(Request): Copy each line below exactly and leave the pictures out.

(Supplied material):

____

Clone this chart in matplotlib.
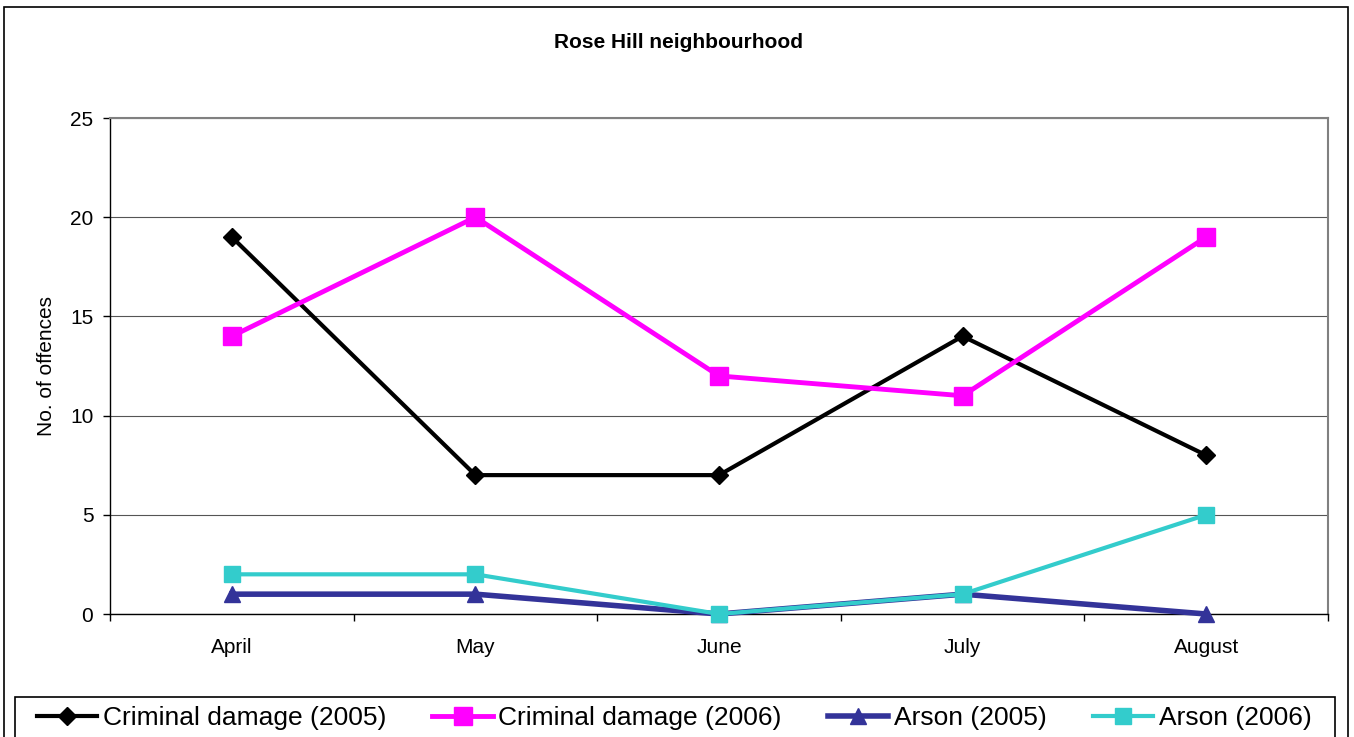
import numpy as np
import matplotlib
matplotlib.use("Agg")
import matplotlib.pyplot as plt
from matplotlib.patches import Rectangle

plt.rcParams['font.family'] = ['Liberation Sans', 'DejaVu Sans']

months = ['April', 'May', 'June', 'July', 'August']
damage_2005 = [19, 7, 7, 14, 8]
damage_2006 = [14, 20, 12, 11, 19]
arson_2005 = [1, 1, 0, 1, 0]
arson_2006 = [2, 2, 0, 1, 5]
y_ticks = [0, 5, 10, 15, 20, 25]

W, H = 1354, 737
fig = plt.figure(figsize=(W / 100, H / 100), dpi=100)
ax = fig.add_axes([110 / W, 1 - 614 / H, (1328 - 110) / W, (614 - 118) / H])

x = np.arange(len(months))
ax.plot(x, damage_2005, color='black', lw=3, marker='D', ms=9.5,
        mec='black', mfc='black', clip_on=False, zorder=3, label='Criminal damage (2005)')
ax.plot(x, damage_2006, color='#FF00FF', lw=3.5, marker='s', ms=13,
        mec='#FF00FF', mfc='#FF00FF', clip_on=False, zorder=4, label='Criminal damage (2006)')
ax.plot(x, arson_2005, color='#333399', lw=4, marker='^', ms=11,
        mec='#333399', mfc='#333399', clip_on=False, zorder=5, label='Arson (2005)')
ax.plot(x, arson_2006, color='#33CCCC', lw=3, marker='s', ms=12,
        mec='#33CCCC', mfc='#33CCCC', clip_on=False, zorder=6, label='Arson (2006)')

ax.set_xlim(-0.5, len(months) - 0.5)
ax.set_ylim(0, 25)
ax.set_yticks(y_ticks)
ax.set_xticks(x)
ax.set_xticklabels(months)
ax.set_xticks(np.arange(len(months) + 1) - 0.5, minor=True)
ax.tick_params(axis='x', which='major', length=0, pad=17, labelsize=15)
ax.tick_params(axis='x', which='minor', length=5, width=1, color='black')
ax.tick_params(axis='y', length=5, width=1, pad=7, labelsize=15)
ax.yaxis.grid(True, color='#555555', lw=0.8)
ax.set_axisbelow(True)

for s in ['top', 'right']:
    ax.spines[s].set_color('#808080')
    ax.spines[s].set_linewidth(1.5)
for s in ['left', 'bottom']:
    ax.spines[s].set_color('black')
    ax.spines[s].set_linewidth(1)

fig.text(678 / W, 1 - 42 / H, 'Rose Hill neighbourhood', ha='center', va='center',
         fontsize=15, fontweight='bold')
fig.text(47 / W, 1 - 366 / H, 'No. of offences', ha='center', va='center',
         rotation=90, fontsize=15)

# outer chart border and legend box
fig.patches.append(Rectangle((4 / W, -0.05), (1348 - 4) / W, 1.05 - 7 / H,
                             transform=fig.transFigure, fill=False, ec='black', lw=1.2))
fig.patches.append(Rectangle((15 / W, -0.05), (1335 - 15) / W, 0.05 + 40 / H,
                             transform=fig.transFigure, fill=False, ec='black', lw=1.2))

handles, labels = ax.get_legend_handles_labels()
fig.legend(handles, labels, loc='center', bbox_to_anchor=(674 / W, 1 - 718 / H),
           ncol=4, frameon=False, fontsize=19, handlelength=2.3,
           handletextpad=0.2, columnspacing=1.75)

fig.savefig('out.png', dpi=100)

____

(Answer to this task):
Clone this chart in matplotlib.
import numpy as np
import matplotlib
matplotlib.use("Agg")
import matplotlib.pyplot as plt
from matplotlib.patches import Rectangle

plt.rcParams['font.family'] = ['Liberation Sans', 'DejaVu Sans']

months = ['April', 'May', 'June', 'July', 'August']
damage_2005 = [19, 7, 7, 14, 8]
damage_2006 = [14, 20, 12, 11, 19]
arson_2005 = [1, 1, 0, 1, 0]
arson_2006 = [2, 2, 0, 1, 5]
y_ticks = [0, 5, 10, 15, 20, 25]

W, H = 1354, 737
fig = plt.figure(figsize=(W / 100, H / 100), dpi=100)
ax = fig.add_axes([110 / W, 1 - 614 / H, (1328 - 110) / W, (614 - 118) / H])

x = np.arange(len(months))
ax.plot(x, damage_2005, color='black', lw=3, marker='D', ms=9.5,
        mec='black', mfc='black', clip_on=False, zorder=3, label='Criminal damage (2005)')
ax.plot(x, damage_2006, color='#FF00FF', lw=3.5, marker='s', ms=13,
        mec='#FF00FF', mfc='#FF00FF', clip_on=False, zorder=4, label='Criminal damage (2006)')
ax.plot(x, arson_2005, color='#333399', lw=4, marker='^', ms=11,
        mec='#333399', mfc='#333399', clip_on=False, zorder=5, label='Arson (2005)')
ax.plot(x, arson_2006, color='#33CCCC', lw=3, marker='s', ms=12,
        mec='#33CCCC', mfc='#33CCCC', clip_on=False, zorder=6, label='Arson (2006)')

ax.set_xlim(-0.5, len(months) - 0.5)
ax.set_ylim(0, 25)
ax.set_yticks(y_ticks)
ax.set_xticks(x)
ax.set_xticklabels(months)
ax.set_xticks(np.arange(len(months) + 1) - 0.5, minor=True)
ax.tick_params(axis='x', which='major', length=0, pad=17, labelsize=15)
ax.tick_params(axis='x', which='minor', length=5, width=1, color='black')
ax.tick_params(axis='y', length=5, width=1, pad=7, labelsize=15)
ax.yaxis.grid(True, color='#555555', lw=0.8)
ax.set_axisbelow(True)

for s in ['top', 'right']:
    ax.spines[s].set_color('#808080')
    ax.spines[s].set_linewidth(1.5)
for s in ['left', 'bottom']:
    ax.spines[s].set_color('black')
    ax.spines[s].set_linewidth(1)

fig.text(678 / W, 1 - 42 / H, 'Rose Hill neighbourhood', ha='center', va='center',
         fontsize=15, fontweight='bold')
fig.text(47 / W, 1 - 366 / H, 'No. of offences', ha='center', va='center',
         rotation=90, fontsize=15)

# outer chart border and legend box
fig.patches.append(Rectangle((4 / W, -0.05), (1348 - 4) / W, 1.05 - 7 / H,
                             transform=fig.transFigure, fill=False, ec='black', lw=1.2))
fig.patches.append(Rectangle((15 / W, -0.05), (1335 - 15) / W, 0.05 + 40 / H,
                             transform=fig.transFigure, fill=False, ec='black', lw=1.2))

handles, labels = ax.get_legend_handles_labels()
fig.legend(handles, labels, loc='center', bbox_to_anchor=(674 / W, 1 - 718 / H),
           ncol=4, frameon=False, fontsize=19, handlelength=2.3,
           handletextpad=0.2, columnspacing=1.75)

fig.savefig('out.png', dpi=100)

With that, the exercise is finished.